Kennedy’s successor, Lyndon Johnson, embraced covert action, as have all modern American presidents, but did not emulate his two predecessors by authorizing assassination. The day after Kennedy was killed, he showed a visitor a portrait of Diem and said, “We had a hand in murdering him. Now it’s happening here.” Later Johnson wondered if Kennedy’s assassination was “divine retribution.” He also expressed disgust for the plots against Castro and Trujillo: “We were running a goddamn Murder Inc. in the Caribbean.”
AMERICANS ARE IMPATIENT BY NATURE. WE WANT QUICK SOLUTIONS, EVEN TO COMPLEX PROBLEMS. That makes killing a foreign leader seem like a good way to end a war. Every time we have tried it, though, we’ve failed — whether or not the target falls. Morality and legality aside, it doesn’t work.
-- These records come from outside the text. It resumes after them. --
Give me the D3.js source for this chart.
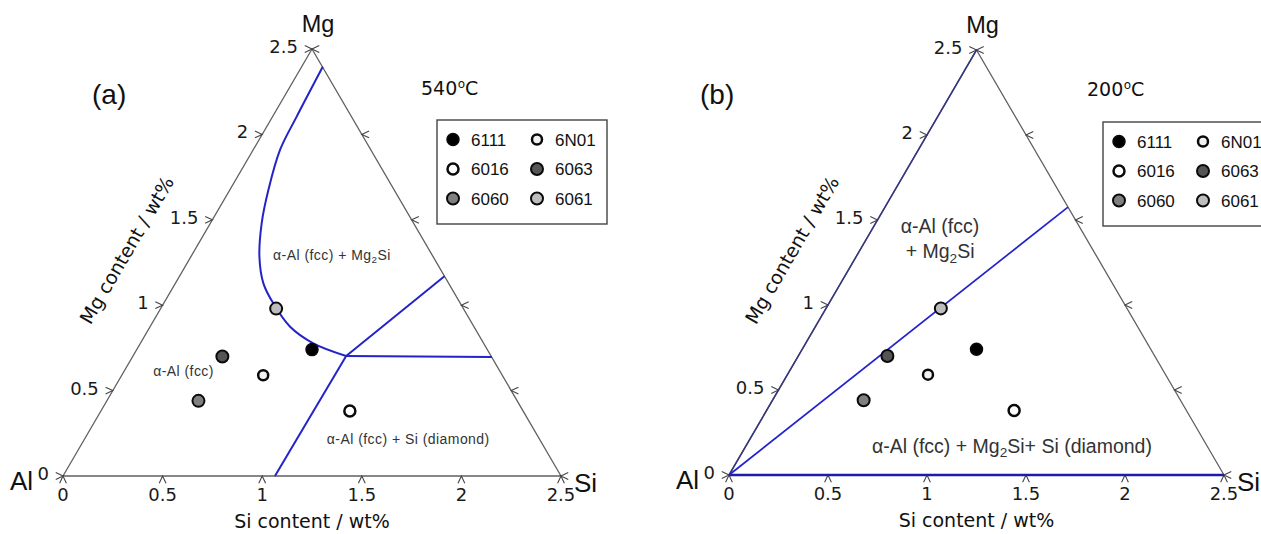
<!DOCTYPE html>
<html>
<head>
<meta charset="utf-8">
<script src="https://cdn.jsdelivr.net/npm/d3@7"></script>
<style>
  body { margin: 0; background: #fff; }
  svg { display: block; }
  .edge { fill: none; stroke: #606060; stroke-width: 1.3; }
  .tick { fill: none; stroke: #444; stroke-width: 1.1; }
  .ticklabel { font-family: "DejaVu Sans", sans-serif; font-size: 18px; fill: #1a1a1a; }
  .axistitle { font-family: "DejaVu Sans", sans-serif; font-size: 19px; fill: #111; }
  .corner { font-family: "Liberation Sans", Arial, sans-serif; fill: #111; }
  .temp { font-family: "DejaVu Sans", sans-serif; font-size: 19px; fill: #111; }
  .phase { font-family: "Liberation Sans", Arial, sans-serif; fill: #333; }
  .legend text { font-family: "Liberation Sans", Arial, sans-serif; font-size: 17px; fill: #111; }
</style>
</head>
<body>
<svg id="chart" width="1261" height="534"></svg>
<script>
// alloy compositions, wt%
var alloys = ["6111", "6016", "6060", "6N01", "6063", "6061"];
var siContent = [0.88, 1.25, 0.46, 0.71, 0.45, 0.58];
var mgContent = [0.74, 0.38, 0.44, 0.59, 0.70, 0.98];
var legendOrder = ["6111", "6N01", "6016", "6063", "6060", "6061"];

var tickValues = [0, 0.5, 1, 1.5, 2, 2.5];
var tickLabels = ["0", "0.5", "1", "1.5", "2", "2.5"];

// phase boundaries at 540 C, [Si, Mg] in wt%
var mg2siSolvus540 = [[0.106, 2.396], [0.121, 2.104], [0.135, 1.909], [0.194, 1.674],
                      [0.257, 1.481], [0.344, 1.284], [0.442, 1.128], [0.550, 1.011],
                      [0.703, 0.874], [0.868, 0.777], [1.07, 0.703]];
var siSolvus540 = [[1.07, 0.703], [1.064, 0]];
var tieUpper540 = [[1.07, 0.703], [1.33, 1.17]];
var tieLower540 = [[1.07, 0.703], [1.805, 0.697]];

// phase boundaries at 200 C
var mg2siLine200 = [[0, 0], [0.924, 1.576]];
var alMgEdge200 = [[0, 0], [0, 2.5]];
var alSiEdge200 = [[0, 0], [2.5, 0]];

var markerStyle = {
  "6111": {fill: "#000", r: 6, sw: 1.5},
  "6N01": {fill: "#f2f2f2", r: 5, sw: 2.5},
  "6016": {fill: "#fff", r: 5.5, sw: 2.5},
  "6063": {fill: "#555", r: 6, sw: 2},
  "6060": {fill: "#808080", r: 6, sw: 2},
  "6061": {fill: "#bdbdbd", r: 6, sw: 2}
};

var panels = [
  {
    tag: "(a)", tagX: 92, temp: "540",
    x0: 63, y0: 476, w: 498, h: 427, legendDy: 0,
    lines: [
      {pts: mg2siSolvus540, color: "#2323c8", width: 2, curve: true},
      {pts: siSolvus540, color: "#2323c8", width: 2},
      {pts: tieUpper540, color: "#2323c8", width: 2},
      {pts: tieLower540, color: "#2323c8", width: 2}
    ],
    labels: [
      {text: "α-Al (fcc) + Mg₂Si", at: [0.422, 1.265], size: 14, anchor: "start"},
      {text: "α-Al (fcc)", at: [0.161, 0.583], size: 14, anchor: "start"},
      {text: "α-Al (fcc) + Si (diamond)", at: [1.231, 0.187], size: 14, anchor: "start"}
    ]
  },
  {
    tag: "(b)", tagX: 700, temp: "200",
    x0: 729, y0: 475, w: 495, h: 425, legendDy: 2,
    lines: [
      {pts: alMgEdge200, color: "#363680", width: 1.5},
      {pts: alSiEdge200, color: "#1c1ca6", width: 2.6},
      {pts: mg2siLine200, color: "#2323cc", width: 1.7}
    ],
    labels: [
      {text: "α-Al (fcc)", at: [0.354, 1.424], size: 19.5, anchor: "middle"},
      {text: "+ Mg₂Si", at: [0.428, 1.276], size: 19.5, anchor: "middle"},
      {text: "α-Al (fcc) + Mg₂Si+ Si (diamond)", at: [1.363, 0.132], size: 19.5, anchor: "middle"}
    ]
  }
];

var svg = d3.select("#chart");

// write a string with "₂" as a real subscript
function richText(sel, str, size) {
  var parts = str.split("₂");
  parts.forEach(function(part, i) {
    sel.append("tspan").attr("dy", i === 0 ? 0 : -size * 0.25).text(part);
    if (i < parts.length - 1) {
      sel.append("tspan")
        .attr("font-size", size * 0.7)
        .attr("dy", size * 0.25)
        .text("2");
    }
  });
}

function chevron(pt, dx, dy) {
  var L = 8, a = Math.PI * 25 / 180;
  var c = Math.cos(a), s = Math.sin(a);
  var ax = dx * c - dy * s, ay = dx * s + dy * c;
  var bx = dx * c + dy * s, by = -dx * s + dy * c;
  return "M" + (pt[0] + L * ax) + "," + (pt[1] + L * ay) +
         "L" + pt[0] + "," + pt[1] +
         "L" + (pt[0] + L * bx) + "," + (pt[1] + L * by);
}

function drawPanel(p) {
  var g = svg.append("g");
  var sx = d3.scaleLinear().domain([0, 2.5]).range([p.x0, p.x0 + p.w]);
  var sy = d3.scaleLinear().domain([0, 2.5]).range([p.y0, p.y0 - p.h]);
  function proj(si, mg) { return [sx(si + mg / 2), sy(mg)]; }

  var line = d3.line()
    .x(function(d) { return proj(d[0], d[1])[0]; })
    .y(function(d) { return proj(d[0], d[1])[1]; });

  // triangle
  g.append("path")
    .attr("class", "edge")
    .attr("d", line([[0, 0], [2.5, 0], [0, 2.5]]) + "Z");

  // ticks on the three edges
  tickValues.forEach(function(v, i) {
    var left = proj(0, v), bottom = proj(v, 0), right = proj(2.5 - v, v);
    g.append("path").attr("class", "tick").attr("d", chevron(left, -1, 0));
    g.append("path").attr("class", "tick").attr("d", chevron(bottom, 0, 1));
    g.append("path").attr("class", "tick").attr("d", chevron(right, 1, 0));

    g.append("text").attr("class", "ticklabel")
      .attr("x", left[0] - 14).attr("y", left[1] + 4)
      .attr("text-anchor", "end")
      .text(tickLabels[i]);
    g.append("text").attr("class", "ticklabel")
      .attr("x", bottom[0]).attr("y", bottom[1] + 24.5)
      .attr("text-anchor", "middle")
      .text(tickLabels[i]);
  });

  // phase boundaries
  p.lines.forEach(function(l) {
    var path = l.curve ? line.curve(d3.curveCatmullRom.alpha(0.5)) : line.curve(d3.curveLinear);
    g.append("path")
      .attr("d", path(l.pts))
      .attr("fill", "none")
      .attr("stroke", l.color)
      .attr("stroke-width", l.width);
  });
  line.curve(d3.curveLinear);

  // phase region labels
  p.labels.forEach(function(lb) {
    var pt = proj(lb.at[0], lb.at[1]);
    var t = g.append("text").attr("class", "phase")
      .attr("x", pt[0]).attr("y", pt[1])
      .attr("font-size", lb.size)
      .attr("letter-spacing", lb.size < 16 ? 0.45 : 0)
      .attr("text-anchor", lb.anchor);
    richText(t, lb.text, lb.size);
  });

  // alloy points
  alloys.forEach(function(name, i) {
    var pt = proj(siContent[i], mgContent[i]);
    var st = markerStyle[name];
    g.append("circle")
      .attr("cx", pt[0]).attr("cy", pt[1]).attr("r", st.r)
      .attr("fill", st.fill).attr("stroke", "#0a0a0a").attr("stroke-width", st.sw);
  });

  // corner labels
  var top = proj(0, 2.5), al = proj(0, 0), si = proj(2.5, 0);
  g.append("text").attr("class", "corner").attr("font-size", 23.5)
    .attr("x", top[0] + 6).attr("y", top[1] - 17).attr("text-anchor", "middle").text("Mg");
  g.append("text").attr("class", "corner").attr("font-size", 26)
    .attr("x", al[0] - 30).attr("y", al[1] + 14).attr("text-anchor", "end").text("Al");
  g.append("text").attr("class", "corner").attr("font-size", 26)
    .attr("x", si[0] + 13).attr("y", si[1] + 16).attr("text-anchor", "start").text("Si");

  // axis titles
  g.append("text").attr("class", "axistitle")
    .attr("x", p.x0 + p.w / 2).attr("y", p.y0 + 52)
    .attr("text-anchor", "middle")
    .text("Si content / wt%");

  var len = Math.sqrt(p.h * p.h + p.w * p.w / 4);
  var nx = -p.h / len, ny = -p.w / 2 / len;
  var mid = proj(0, 1.15);
  var angle = Math.atan2(-p.h, p.w / 2) * 180 / Math.PI;
  var tx = mid[0] + 52 * nx, ty = mid[1] + 52 * ny;
  g.append("text").attr("class", "axistitle")
    .attr("text-anchor", "middle")
    .attr("transform", "translate(" + tx + "," + ty + ") rotate(" + angle + ")")
    .text("Mg content / wt%");

  // panel tag and temperature
  g.append("text").attr("class", "corner").attr("font-size", 28)
    .attr("x", p.tagX).attr("y", 104).text(p.tag);

  var temp = g.append("text").attr("class", "temp")
    .attr("x", p.x0 + 358).attr("y", 95 + p.legendDy / 2);
  temp.append("tspan").text(p.temp);
  temp.append("tspan").attr("font-size", 12).attr("dy", -7).attr("dx", 0.5).text("o");
  temp.append("tspan").attr("dy", 7).text("C");

  // legend
  var lg = g.append("g").attr("class", "legend")
    .attr("transform", "translate(" + (p.x0 + 374) + "," + (120 + p.legendDy) + ")");
  lg.append("rect")
    .attr("width", 170).attr("height", 104)
    .attr("fill", "#fff").attr("stroke", "#444").attr("stroke-width", 1.4);
  legendOrder.forEach(function(name, i) {
    var col = i % 2, row = Math.floor(i / 2);
    var cx = 16 + col * 84, cy = 19.5 + row * 29.5;
    var st = markerStyle[name];
    lg.append("circle")
      .attr("cx", cx).attr("cy", cy).attr("r", st.r)
      .attr("fill", st.fill).attr("stroke", "#0a0a0a").attr("stroke-width", st.sw);
    lg.append("text").attr("x", cx + 18).attr("y", cy + 6).text(name);
  });
}

panels.forEach(drawPanel);
</script>
</body>
</html>
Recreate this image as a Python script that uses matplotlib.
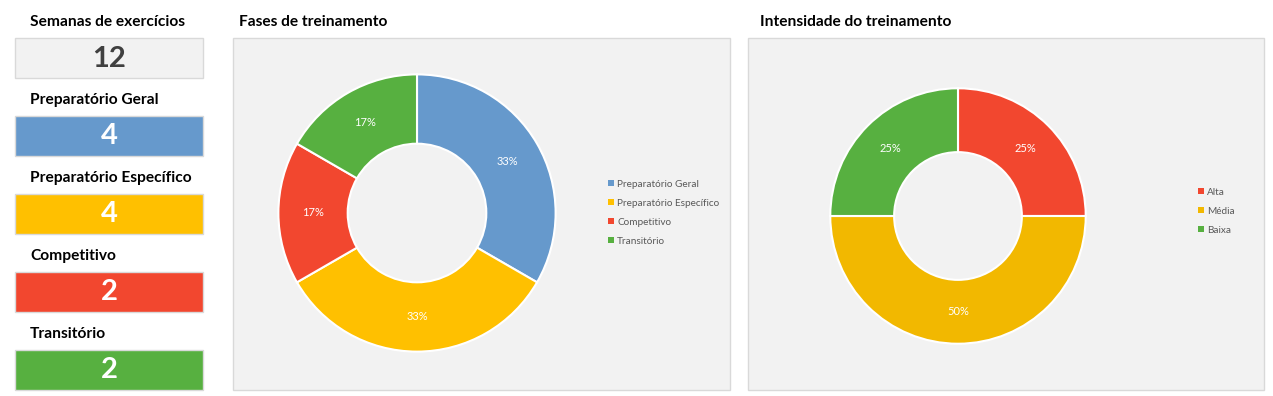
import matplotlib.pyplot as plt
from matplotlib.patches import Rectangle

# --- data ---
total_label = "Semanas de exercícios"
total_weeks = 12
fases = ["Preparatório Geral", "Preparatório Específico", "Competitivo", "Transitório"]
fases_semanas = [4, 4, 2, 2]
fases_cores = ["#6699cc", "#ffc000", "#f2472f", "#57b040"]

intensidade = ["Alta", "Média", "Baixa"]
intensidade_valores = [25, 50, 25]
intensidade_cores = ["#f2472f", "#f2b800", "#57b040"]

W, H = 1273, 396
plt.rcParams['font.family'] = ['Lato', 'DejaVu Sans']

fig = plt.figure(figsize=(W / 100, H / 100), dpi=100)
fig.patch.set_facecolor("white")

# background axes in pixel coordinates
bg = fig.add_axes([0, 0, 1, 1])
bg.set_xlim(0, W)
bg.set_ylim(H, 0)
bg.axis("off")

# --- left column: cards ---
bg.text(30, 22, total_label, fontsize=11.2, fontweight="bold", va="center", ha="left")
bg.add_patch(Rectangle((15, 37.5), 188, 40, facecolor="#f2f2f2", edgecolor="#d9d9d9", lw=1))
bg.text(109, 59, str(total_weeks), fontsize=21, fontweight="bold", color="#404040",
        ha="center", va="center")

y0 = 115.5
for i, (nome, val, cor) in enumerate(zip(fases, fases_semanas, fases_cores)):
    y = y0 + i * 78
    bg.text(30, y - 15.5, nome, fontsize=11.2, fontweight="bold", va="center", ha="left")
    bg.add_patch(Rectangle((15, y), 188, 40, facecolor=cor, edgecolor="#d9d9d9", lw=1))
    bg.text(109, y + 21, str(val), fontsize=21, fontweight="bold", color="white",
            ha="center", va="center")

# --- chart panels ---
bg.add_patch(Rectangle((232.5, 37.5), 497, 352, facecolor="#f2f2f2", edgecolor="#d9d9d9", lw=1))
bg.text(239, 22, "Fases de treinamento", fontsize=11.2, fontweight="bold", va="center")
bg.add_patch(Rectangle((747.5, 37.5), 516, 352, facecolor="#f2f2f2", edgecolor="#d9d9d9", lw=1))
bg.text(760, 22, "Intensidade do treinamento", fontsize=11.2, fontweight="bold", va="center")


def donut(cx, cy, r, valores, cores, nomes, leg_x, leg_y):
    ax = fig.add_axes([(cx - r) / W, 1 - (cy + r) / H, 2 * r / W, 2 * r / H])
    wedges, _, autotexts = ax.pie(
        valores, colors=cores, startangle=90, counterclock=False,
        autopct="%.0f%%", pctdistance=0.75,
        wedgeprops=dict(width=0.5, edgecolor="white", linewidth=1.5),
        textprops=dict(color="white", fontsize=8))
    ax.set_xlim(-1.01, 1.01)
    ax.set_ylim(-1.01, 1.01)
    ax.set_aspect("equal")
    ax.axis("off")
    leg = fig.legend(wedges, nomes, loc="center left",
                     bbox_to_anchor=(leg_x / W, 1 - leg_y / H),
                     frameon=False, fontsize=7.2, handlelength=0.55, handleheight=0.55,
                     handletextpad=0.35, labelspacing=1.0, borderaxespad=0)
    for t in leg.get_texts():
        t.set_color("#595959")
    for h in leg.legend_handles:
        h.set_linewidth(0)
    return ax


donut(417, 213, 140, fases_semanas, fases_cores, fases, 604, 212.5)
donut(958, 216, 129, intensidade_valores, intensidade_cores, intensidade, 1194, 211)

fig.savefig("out.png", dpi=100, facecolor="white")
Castro thrived on his ability to survive American plots. In the Congo, almost everything that has happened since Lumumba’s murder has been awful.
Our record in carrying out REGIME CHANGE short of murder is hardly better. The CIA-directed overthrow of PRIME MINISTER MOHAMMAD MOSSADEGH in 1953 cast Iran into a political whirlwind from which it still has not escaped. A year later, the CIA coup against President Jacobo Arbenz of GUATEMALA aborted a ten-year democratic experiment and set that country on a path toward civil war and genocide.
Soon after the Guatemala coup, Eisenhower invited Allen Dulles and other CIA officers to the White House for official congratulations. They presented an elaborate account of their operation, complete with charts, slides, and film clips. Eisenhower had one question.
“Why the hell didn’t you catch Arbenz?” he asked.
“Mr. President,” came the reply, “that would have set a very dangerous precedent for you.”